> _SHORT TASK_:
Scan the data. Collect each line that contains the word "this".

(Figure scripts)
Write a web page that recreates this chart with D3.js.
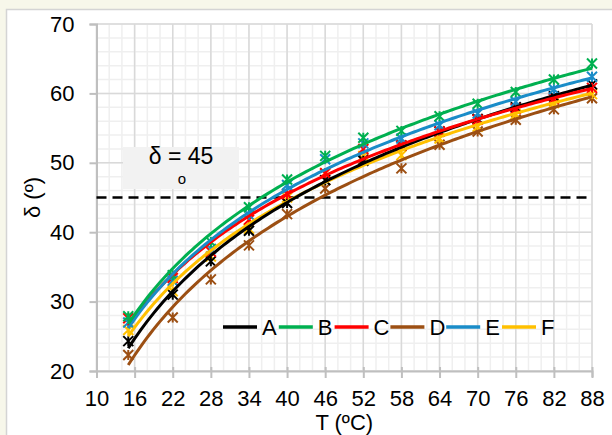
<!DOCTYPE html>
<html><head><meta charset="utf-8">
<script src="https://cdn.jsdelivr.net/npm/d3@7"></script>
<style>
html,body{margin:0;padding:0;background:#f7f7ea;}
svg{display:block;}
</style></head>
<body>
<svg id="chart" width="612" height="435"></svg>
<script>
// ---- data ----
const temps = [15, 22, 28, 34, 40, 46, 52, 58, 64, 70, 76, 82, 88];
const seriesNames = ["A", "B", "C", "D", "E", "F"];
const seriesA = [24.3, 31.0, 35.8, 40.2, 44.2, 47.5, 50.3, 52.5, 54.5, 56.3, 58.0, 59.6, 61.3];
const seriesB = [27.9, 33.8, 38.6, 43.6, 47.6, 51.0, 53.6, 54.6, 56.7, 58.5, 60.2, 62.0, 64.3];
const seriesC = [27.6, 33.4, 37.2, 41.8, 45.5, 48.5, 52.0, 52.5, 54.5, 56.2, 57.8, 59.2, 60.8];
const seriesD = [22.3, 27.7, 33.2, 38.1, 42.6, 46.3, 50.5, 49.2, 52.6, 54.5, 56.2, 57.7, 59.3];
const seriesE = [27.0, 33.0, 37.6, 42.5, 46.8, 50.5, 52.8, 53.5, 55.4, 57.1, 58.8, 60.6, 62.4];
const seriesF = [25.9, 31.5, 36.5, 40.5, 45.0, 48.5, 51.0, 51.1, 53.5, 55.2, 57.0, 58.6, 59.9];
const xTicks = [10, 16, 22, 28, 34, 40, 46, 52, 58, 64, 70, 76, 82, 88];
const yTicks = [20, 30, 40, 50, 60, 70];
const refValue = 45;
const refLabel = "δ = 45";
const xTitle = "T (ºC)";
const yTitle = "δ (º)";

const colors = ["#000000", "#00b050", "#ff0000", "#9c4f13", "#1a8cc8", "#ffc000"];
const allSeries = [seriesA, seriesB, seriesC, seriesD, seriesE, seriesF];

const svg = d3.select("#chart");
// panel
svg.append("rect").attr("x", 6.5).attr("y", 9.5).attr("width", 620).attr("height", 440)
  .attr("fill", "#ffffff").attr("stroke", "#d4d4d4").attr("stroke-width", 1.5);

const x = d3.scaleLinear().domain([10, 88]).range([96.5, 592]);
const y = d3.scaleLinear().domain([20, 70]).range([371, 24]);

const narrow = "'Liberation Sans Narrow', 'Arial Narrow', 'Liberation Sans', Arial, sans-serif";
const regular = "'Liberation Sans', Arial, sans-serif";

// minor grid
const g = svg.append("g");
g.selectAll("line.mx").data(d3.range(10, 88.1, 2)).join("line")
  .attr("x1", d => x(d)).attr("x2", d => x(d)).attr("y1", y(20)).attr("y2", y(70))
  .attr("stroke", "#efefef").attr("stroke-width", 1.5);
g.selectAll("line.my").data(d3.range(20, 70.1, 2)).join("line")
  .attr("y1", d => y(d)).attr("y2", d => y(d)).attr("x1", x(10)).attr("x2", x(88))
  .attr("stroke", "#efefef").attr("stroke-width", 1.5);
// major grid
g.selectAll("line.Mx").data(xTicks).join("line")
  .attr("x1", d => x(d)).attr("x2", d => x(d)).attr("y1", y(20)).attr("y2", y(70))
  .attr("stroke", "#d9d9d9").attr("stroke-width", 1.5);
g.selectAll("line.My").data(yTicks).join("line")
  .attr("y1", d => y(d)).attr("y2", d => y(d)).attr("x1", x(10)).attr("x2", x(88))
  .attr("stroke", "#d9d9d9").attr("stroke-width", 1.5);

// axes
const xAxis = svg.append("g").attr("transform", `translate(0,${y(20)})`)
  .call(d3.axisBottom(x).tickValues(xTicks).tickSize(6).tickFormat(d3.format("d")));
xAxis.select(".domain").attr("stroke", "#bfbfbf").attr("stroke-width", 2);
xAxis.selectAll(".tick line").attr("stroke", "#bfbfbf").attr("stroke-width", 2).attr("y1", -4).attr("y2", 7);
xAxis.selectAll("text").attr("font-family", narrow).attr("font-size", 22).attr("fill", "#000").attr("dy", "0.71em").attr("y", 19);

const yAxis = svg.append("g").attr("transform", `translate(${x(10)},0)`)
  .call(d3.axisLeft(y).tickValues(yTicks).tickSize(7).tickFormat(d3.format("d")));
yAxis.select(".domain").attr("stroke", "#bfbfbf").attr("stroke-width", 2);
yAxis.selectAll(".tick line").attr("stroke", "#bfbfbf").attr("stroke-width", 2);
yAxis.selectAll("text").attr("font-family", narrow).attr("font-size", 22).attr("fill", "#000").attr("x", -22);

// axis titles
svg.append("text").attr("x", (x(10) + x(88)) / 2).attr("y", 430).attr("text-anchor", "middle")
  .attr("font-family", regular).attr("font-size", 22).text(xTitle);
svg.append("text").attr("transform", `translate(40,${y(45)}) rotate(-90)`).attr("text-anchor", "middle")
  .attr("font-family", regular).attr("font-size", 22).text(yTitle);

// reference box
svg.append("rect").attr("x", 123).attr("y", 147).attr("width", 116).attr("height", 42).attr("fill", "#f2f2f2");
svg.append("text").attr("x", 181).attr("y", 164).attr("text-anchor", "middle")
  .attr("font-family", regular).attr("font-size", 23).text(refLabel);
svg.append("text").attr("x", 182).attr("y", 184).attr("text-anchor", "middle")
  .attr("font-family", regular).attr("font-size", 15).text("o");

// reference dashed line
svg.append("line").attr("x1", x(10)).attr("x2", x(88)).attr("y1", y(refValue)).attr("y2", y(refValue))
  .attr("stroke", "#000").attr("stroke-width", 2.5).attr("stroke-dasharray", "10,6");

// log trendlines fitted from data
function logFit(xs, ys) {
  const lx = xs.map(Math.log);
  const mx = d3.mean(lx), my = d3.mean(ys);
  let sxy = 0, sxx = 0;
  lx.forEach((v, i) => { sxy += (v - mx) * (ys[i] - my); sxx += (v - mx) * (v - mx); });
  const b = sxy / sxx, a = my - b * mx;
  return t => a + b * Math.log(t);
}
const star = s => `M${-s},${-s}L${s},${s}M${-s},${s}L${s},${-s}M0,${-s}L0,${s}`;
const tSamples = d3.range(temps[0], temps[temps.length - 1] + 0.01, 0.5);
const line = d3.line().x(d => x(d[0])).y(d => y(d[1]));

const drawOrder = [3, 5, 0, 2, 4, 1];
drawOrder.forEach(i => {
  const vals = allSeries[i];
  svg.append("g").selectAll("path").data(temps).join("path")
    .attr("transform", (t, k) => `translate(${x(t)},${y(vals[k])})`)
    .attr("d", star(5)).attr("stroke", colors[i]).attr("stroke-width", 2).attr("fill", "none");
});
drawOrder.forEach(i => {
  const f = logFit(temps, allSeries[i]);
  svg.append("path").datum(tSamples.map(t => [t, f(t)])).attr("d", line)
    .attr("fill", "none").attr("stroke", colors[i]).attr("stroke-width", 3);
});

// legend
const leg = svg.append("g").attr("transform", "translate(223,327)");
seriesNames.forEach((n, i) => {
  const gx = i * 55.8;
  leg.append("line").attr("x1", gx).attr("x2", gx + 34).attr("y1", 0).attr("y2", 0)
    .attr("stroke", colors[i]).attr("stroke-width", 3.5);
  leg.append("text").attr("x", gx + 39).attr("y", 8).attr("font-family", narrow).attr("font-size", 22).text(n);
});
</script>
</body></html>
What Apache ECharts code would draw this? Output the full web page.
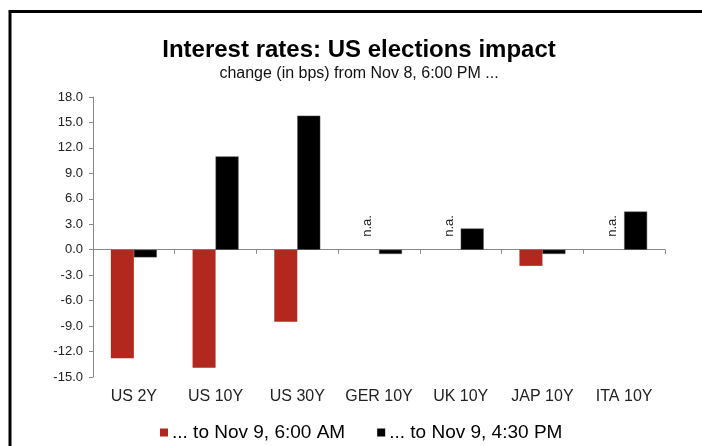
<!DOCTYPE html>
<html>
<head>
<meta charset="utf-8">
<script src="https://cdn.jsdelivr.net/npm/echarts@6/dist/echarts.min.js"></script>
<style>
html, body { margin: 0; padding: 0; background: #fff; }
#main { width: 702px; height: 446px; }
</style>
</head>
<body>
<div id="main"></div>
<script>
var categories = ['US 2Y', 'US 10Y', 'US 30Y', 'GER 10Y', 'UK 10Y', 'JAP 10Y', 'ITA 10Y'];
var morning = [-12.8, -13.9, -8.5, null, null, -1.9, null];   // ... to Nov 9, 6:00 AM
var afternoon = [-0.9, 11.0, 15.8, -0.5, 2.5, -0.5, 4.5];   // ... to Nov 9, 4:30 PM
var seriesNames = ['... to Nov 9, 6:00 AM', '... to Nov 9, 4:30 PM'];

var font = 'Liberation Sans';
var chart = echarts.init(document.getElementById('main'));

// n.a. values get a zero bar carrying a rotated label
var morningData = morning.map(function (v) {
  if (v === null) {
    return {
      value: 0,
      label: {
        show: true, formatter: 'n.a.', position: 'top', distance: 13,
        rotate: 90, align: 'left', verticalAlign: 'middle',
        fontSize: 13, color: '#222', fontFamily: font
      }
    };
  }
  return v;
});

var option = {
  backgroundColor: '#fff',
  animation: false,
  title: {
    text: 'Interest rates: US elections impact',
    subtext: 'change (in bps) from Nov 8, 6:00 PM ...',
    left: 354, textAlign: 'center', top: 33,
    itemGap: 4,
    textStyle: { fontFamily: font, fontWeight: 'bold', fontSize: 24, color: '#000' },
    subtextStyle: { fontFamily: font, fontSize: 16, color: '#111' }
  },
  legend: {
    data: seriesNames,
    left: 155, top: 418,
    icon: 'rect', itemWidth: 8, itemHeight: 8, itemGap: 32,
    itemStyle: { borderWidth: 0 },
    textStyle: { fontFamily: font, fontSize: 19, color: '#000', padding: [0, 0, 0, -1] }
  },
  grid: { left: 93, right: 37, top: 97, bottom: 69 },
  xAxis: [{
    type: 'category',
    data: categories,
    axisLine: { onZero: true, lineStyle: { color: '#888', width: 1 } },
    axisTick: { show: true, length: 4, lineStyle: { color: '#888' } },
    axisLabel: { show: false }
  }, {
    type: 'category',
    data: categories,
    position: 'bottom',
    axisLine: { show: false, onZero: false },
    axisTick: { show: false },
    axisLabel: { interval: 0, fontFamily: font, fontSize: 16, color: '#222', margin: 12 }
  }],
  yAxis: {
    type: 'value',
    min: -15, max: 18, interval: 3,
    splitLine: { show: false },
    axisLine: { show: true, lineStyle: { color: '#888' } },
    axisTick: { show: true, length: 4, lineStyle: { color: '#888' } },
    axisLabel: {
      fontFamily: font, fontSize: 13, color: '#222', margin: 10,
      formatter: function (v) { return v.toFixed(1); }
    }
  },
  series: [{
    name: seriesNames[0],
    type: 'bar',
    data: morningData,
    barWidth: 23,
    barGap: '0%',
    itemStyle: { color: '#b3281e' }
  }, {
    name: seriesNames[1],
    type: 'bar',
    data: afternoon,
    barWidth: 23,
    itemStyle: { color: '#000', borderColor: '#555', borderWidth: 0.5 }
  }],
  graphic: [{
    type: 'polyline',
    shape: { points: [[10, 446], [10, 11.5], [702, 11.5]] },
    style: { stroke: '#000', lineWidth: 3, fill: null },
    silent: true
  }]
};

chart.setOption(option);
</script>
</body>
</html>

> _COMPLETED EXERCISE_:
Write a web page that recreates this chart with D3.js.
What Apache ECharts code would draw this? Output the full web page.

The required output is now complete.